Originally in the Newsweek article, “In Search of Great Professors” by Dina Fine Maron:


Students are often surprised the first time they get an assignment back from Prof. Emma Rasiel—there may be a lot of red. Tough love is a tool for Rasiel, 44, a professor of economics at Duke University. “Students have been told for 15 or 16 years that they can get partial credit, but in the real world people don’t get partial credit,” she says of her grading practices. If you don’t have the right answer, you will get a zero. Though she’s strict in her grading, students flock to her class. “Anyone you talk to will recommend Professor Rasiel,” says Helin Gai, ‘09. “Her classes are a great mixture of theory and practice.” When it comes to the world of economics, Rasiel knows what she’s talking about: before getting her Ph.D. from Duke’s business school she was executive director of the London office of Goldman Sachs. In her classroom she merges the two worlds, often inviting eight to 10 guest lecturers to her Global Capital Markets class to highlight how economic theory shakes out in practice. She brings more Wall Streeters to campus to judge economic competitions she sets up for Dukies.
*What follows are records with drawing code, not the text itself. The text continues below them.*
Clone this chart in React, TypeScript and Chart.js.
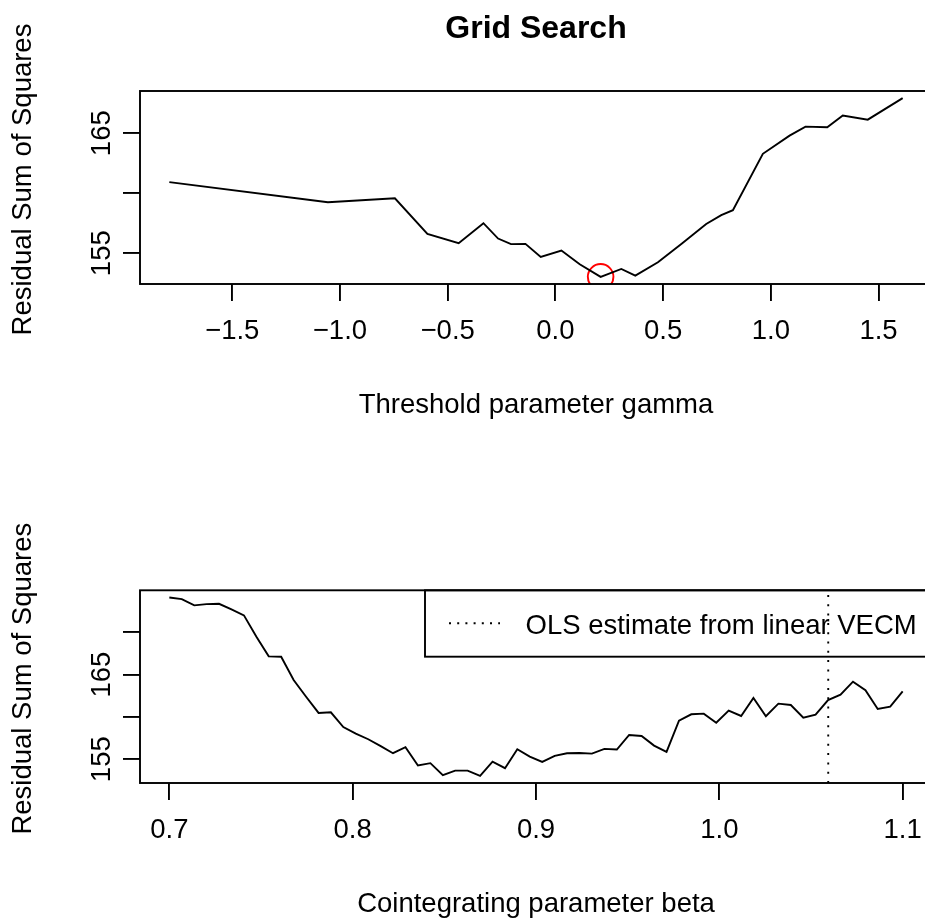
import React, { useEffect, useRef } from 'react';
import { Chart, registerables } from 'chart.js';

Chart.register(...registerables);

// ---------- data ----------
const GAMMA = [-1.792, -1.056, -0.745, -0.594, -0.449, -0.334, -0.266, -0.206, -0.139, -0.068, 0.028, 0.113, 0.21, 0.306, 0.371, 0.476, 0.589, 0.7, 0.77, 0.824, 0.963, 1.087, 1.161, 1.262, 1.334, 1.45, 1.612];
const RSS_GAMMA = [160.92, 159.25, 159.58, 156.61, 155.83, 157.5, 156.22, 155.76, 155.78, 154.69, 155.22, 154.08, 153.03, 153.69, 153.13, 154.25, 155.83, 157.44, 158.17, 158.58, 163.28, 164.8, 165.55, 165.5, 166.47, 166.13, 167.92];
const BEST_GAMMA = [0.21];
const BEST_RSS = [153.03];

const BETA = [0.7, 0.7068, 0.7136, 0.7203, 0.7271, 0.7339, 0.7407, 0.7475, 0.7542, 0.761, 0.7678, 0.7746, 0.7814, 0.7881, 0.7949, 0.8017, 0.8085, 0.8153, 0.822, 0.8288, 0.8356, 0.8424, 0.8492, 0.8559, 0.8627, 0.8695, 0.8763, 0.8831, 0.8898, 0.8966, 0.9034, 0.9102, 0.9169, 0.9237, 0.9305, 0.9373, 0.9441, 0.9508, 0.9576, 0.9644, 0.9712, 0.978, 0.9847, 0.9915, 0.9983, 1.0051, 1.0119, 1.0186, 1.0254, 1.0322, 1.039, 1.0458, 1.0525, 1.0593, 1.0661, 1.0729, 1.0797, 1.0864, 1.0932, 1.1];
const RSS_BETA = [174.13, 173.93, 173.19, 173.34, 173.38, 172.72, 172.01, 169.48, 167.16, 167.12, 164.37, 162.39, 160.47, 160.55, 158.8, 158.02, 157.36, 156.54, 155.71, 156.42, 154.25, 154.53, 153.11, 153.65, 153.65, 153.03, 154.72, 153.94, 156.18, 155.31, 154.68, 155.39, 155.71, 155.74, 155.66, 156.22, 156.14, 157.87, 157.75, 156.61, 155.86, 159.56, 160.31, 160.39, 159.32, 160.74, 160.11, 162.24, 160.08, 161.57, 161.41, 159.91, 160.27, 162.0, 162.63, 164.17, 163.15, 160.94, 161.21, 163.03];
const OLS_BETA = 1.0594;

const TOP_X_TICKS = [-1.5, -1, -0.5, 0, 0.5, 1, 1.5];
const TOP_X_LABELS = ['\u22121.5', '\u22121.0', '\u22120.5', '0.0', '0.5', '1.0', '1.5'];
const TOP_Y_TICKS = [155, 160, 165];
const TOP_Y_LABELS = ['155', '', '165'];
const BOT_X_TICKS = [0.7, 0.8, 0.9, 1.0, 1.1];
const BOT_X_LABELS = ['0.7', '0.8', '0.9', '1.0', '1.1'];
const BOT_Y_TICKS = [155, 160, 165, 170];
const BOT_Y_LABELS = ['155', '', '165', ''];

const TITLE = 'Grid Search';
const Y_TITLE = 'Residual Sum of Squares';
const TOP_X_TITLE = 'Threshold parameter gamma';
const BOT_X_TITLE = 'Cointegrating parameter beta';
const LEGEND_TEXT = 'OLS estimate from linear VECM';

// ---------- styling ----------
const FONT = '"Liberation Sans", Arial, Helvetica, sans-serif';
const FS = 27.5;
const LW = 1.9;
const CANVAS_W = 960;
const CANVAS_H = 459;

function pad(arr: number[]) {
  const mn = Math.min(...arr);
  const mx = Math.max(...arr);
  const r = mx - mn;
  return [mn - 0.04 * r, mx + 0.04 * r];
}

type Deco = {
  title?: string;
  xTitle: string;
  xTicks: number[];
  xLabels: string[];
  yTicks: number[];
  yLabels: string[];
  legend?: boolean;
};

function decoPlugin(d: Deco) {
  return {
    id: 'rdeco',
    afterDraw(chart: any) {
      const ctx = chart.ctx as CanvasRenderingContext2D;
      const { left, right, top, bottom } = chart.chartArea;
      const xs = chart.scales.x;
      const ys = chart.scales.y;
      ctx.save();
      ctx.strokeStyle = '#000';
      ctx.fillStyle = '#000';
      ctx.lineWidth = LW;
      ctx.setLineDash([]);
      ctx.strokeRect(left, top, right - left, bottom - top);

      ctx.font = `${FS}px ${FONT}`;
      ctx.textAlign = 'center';
      ctx.textBaseline = 'alphabetic';
      d.xTicks.forEach((v, i) => {
        const lab = d.xLabels[i];
        if (lab) ctx.fillText(lab, xs.getPixelForValue(v), bottom + 55);
      });
      d.yTicks.forEach((v, i) => {
        const lab = d.yLabels[i];
        if (!lab) return;
        ctx.save();
        ctx.translate(left - 30, ys.getPixelForValue(v));
        ctx.rotate(-Math.PI / 2);
        ctx.fillText(lab, 0, 0);
        ctx.restore();
      });
      const cx = (left + right) / 2;
      ctx.fillText(d.xTitle, cx, bottom + 129);
      ctx.save();
      ctx.translate(left - 109, (top + bottom) / 2 - 8);
      ctx.rotate(-Math.PI / 2);
      ctx.fillText(Y_TITLE, 0, 0);
      ctx.restore();

      if (d.title) {
        ctx.font = `bold 32px ${FONT}`;
        ctx.fillText(d.title, cx, top - 53);
      }

      if (d.legend) {
        const lx = right - 507;
        const lh = 66.4;
        ctx.lineWidth = LW;
        ctx.strokeRect(lx, top, right - lx, lh);
        ctx.beginPath();
        ctx.setLineDash([2, 6.2]);
        ctx.moveTo(lx + 24, top + 33);
        ctx.lineTo(lx + 75, top + 33);
        ctx.stroke();
        ctx.setLineDash([]);
        ctx.font = `${FS}px ${FONT}`;
        ctx.textAlign = 'left';
        ctx.fillText(LEGEND_TEXT, lx + 100.5, top + 44);
      }
      ctx.restore();
    },
  };
}

function axisOpts(min: number, max: number, ticks: number[], isX: boolean, size: number) {
  return {
    type: 'linear',
    position: isX ? 'bottom' : 'left',
    min,
    max,
    afterBuildTicks: (s: any) => {
      s.ticks = ticks.map((v) => ({ value: v }));
    },
    afterFit: (s: any) => {
      if (isX) s.height = size;
      else s.width = size;
    },
    ticks: { display: false },
    grid: {
      display: true,
      drawOnChartArea: false,
      drawTicks: true,
      tickLength: 17,
      tickWidth: LW,
      tickColor: '#000',
      color: '#000',
      lineWidth: LW,
    },
    border: { display: false },
  };
}

function topConfig(): any {
  const [xmin, xmax] = pad(GAMMA);
  const [ymin, ymax] = pad(RSS_GAMMA);
  return {
    type: 'scatter',
    data: {
      datasets: [
        {
          data: GAMMA.map((x, i) => ({ x, y: RSS_GAMMA[i] })),
          showLine: true,
          borderColor: '#000',
          borderWidth: LW,
          pointRadius: 0,
          tension: 0,
        },
        {
          data: BEST_GAMMA.map((x, i) => ({ x, y: BEST_RSS[i] })),
          showLine: false,
          pointRadius: 12.8,
          pointBorderColor: '#ff0000',
          pointBackgroundColor: 'rgba(0,0,0,0)',
          pointBorderWidth: LW,
          borderColor: '#ff0000',
          backgroundColor: 'rgba(0,0,0,0)',
        },
      ],
    },
    options: {
      animation: false,
      responsive: false,
      events: [],
      layout: { padding: { left: 0, right: 28, top: 91, bottom: 0 } },
      plugins: { legend: { display: false }, tooltip: { enabled: false } },
      scales: {
        x: axisOpts(xmin, xmax, TOP_X_TICKS, true, CANVAS_H - 284),
        y: axisOpts(ymin, ymax, TOP_Y_TICKS, false, 140),
      },
    },
    plugins: [
      decoPlugin({
        title: TITLE,
        xTitle: TOP_X_TITLE,
        xTicks: TOP_X_TICKS,
        xLabels: TOP_X_LABELS,
        yTicks: TOP_Y_TICKS,
        yLabels: TOP_Y_LABELS,
      }),
    ],
  };
}

function botConfig(): any {
  const [xmin, xmax] = pad(BETA);
  const [ymin, ymax] = pad(RSS_BETA);
  const top = 590.3 - CANVAS_H;
  const bottom = 783 - CANVAS_H;
  return {
    type: 'scatter',
    data: {
      datasets: [
        {
          data: BETA.map((x, i) => ({ x, y: RSS_BETA[i] })),
          showLine: true,
          borderColor: '#000',
          borderWidth: LW,
          pointRadius: 0,
          tension: 0,
        },
        {
          data: [
            { x: OLS_BETA, y: ymin },
            { x: OLS_BETA, y: ymax },
          ],
          showLine: true,
          borderColor: '#000',
          borderWidth: LW,
          borderDash: [2, 7.3],
          pointRadius: 0,
        },
      ],
    },
    options: {
      animation: false,
      responsive: false,
      events: [],
      layout: { padding: { left: 0, right: 28, top, bottom: 0 } },
      plugins: { legend: { display: false }, tooltip: { enabled: false } },
      scales: {
        x: axisOpts(xmin, xmax, BOT_X_TICKS, true, CANVAS_H - bottom),
        y: axisOpts(ymin, ymax, BOT_Y_TICKS, false, 140),
      },
    },
    plugins: [
      decoPlugin({
        xTitle: BOT_X_TITLE,
        xTicks: BOT_X_TICKS,
        xLabels: BOT_X_LABELS,
        yTicks: BOT_Y_TICKS,
        yLabels: BOT_Y_LABELS,
        legend: true,
      }),
    ],
  };
}

export default function App() {
  const topRef = useRef<HTMLCanvasElement>(null);
  const botRef = useRef<HTMLCanvasElement>(null);
  useEffect(() => {
    const c1 = new Chart(topRef.current as HTMLCanvasElement, topConfig());
    const c2 = new Chart(botRef.current as HTMLCanvasElement, botConfig());
    return () => {
      c1.destroy();
      c2.destroy();
    };
  }, []);
  return (
    <div
      style={{
        position: 'absolute',
        left: 0,
        top: 0,
        width: 925,
        height: 918,
        overflow: 'hidden',
        background: '#fff',
      }}
    >
      <canvas
        ref={topRef}
        width={CANVAS_W}
        height={CANVAS_H}
        style={{ position: 'absolute', left: 0, top: 0, width: CANVAS_W, height: CANVAS_H, display: 'block' }}
      />
      <canvas
        ref={botRef}
        width={CANVAS_W}
        height={CANVAS_H}
        style={{ position: 'absolute', left: 0, top: CANVAS_H, width: CANVAS_W, height: CANVAS_H, display: 'block' }}
      />
    </div>
  );
}
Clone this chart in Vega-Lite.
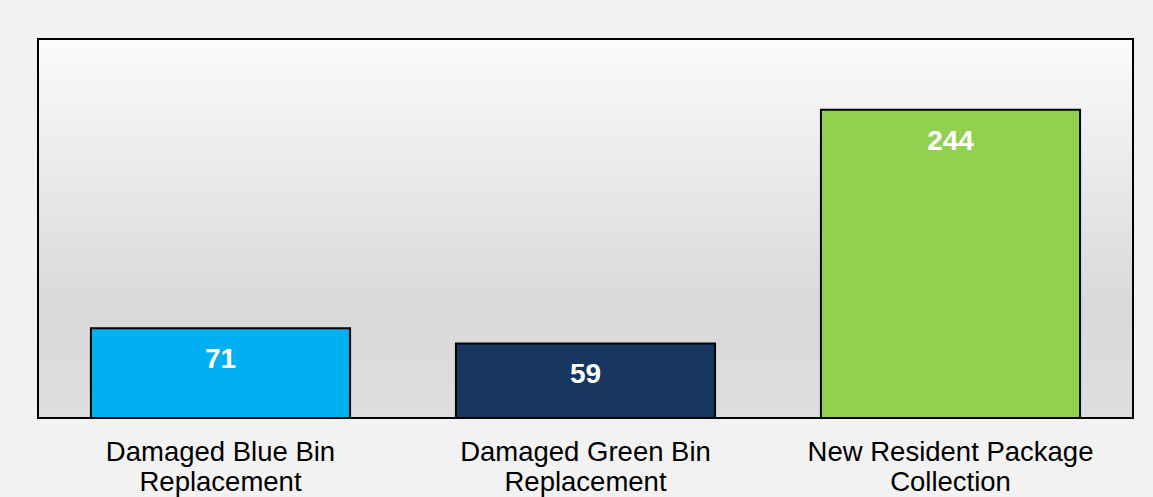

Though she’s left Wall Street, Rasiel still keeps its long hours—mentoring students, running Sunday review sessions, and offering formal career advice through the school’s career center—sometimes totaling 90 hours a week. In 2001, when she was still a Ph.D. student, her Asset Pricing class boasted 30 students—now it has 130. While she attributes some of the uptick to an increased interest in the subject matter, her students say that she really makes the class. She’s involved with her students’ success right down to the little details; she even reminded James Melnick, ‘09, to tie his shoes as he was going into an interview. Later, he says, “I signed up for an independent study with her without even reading the course description.”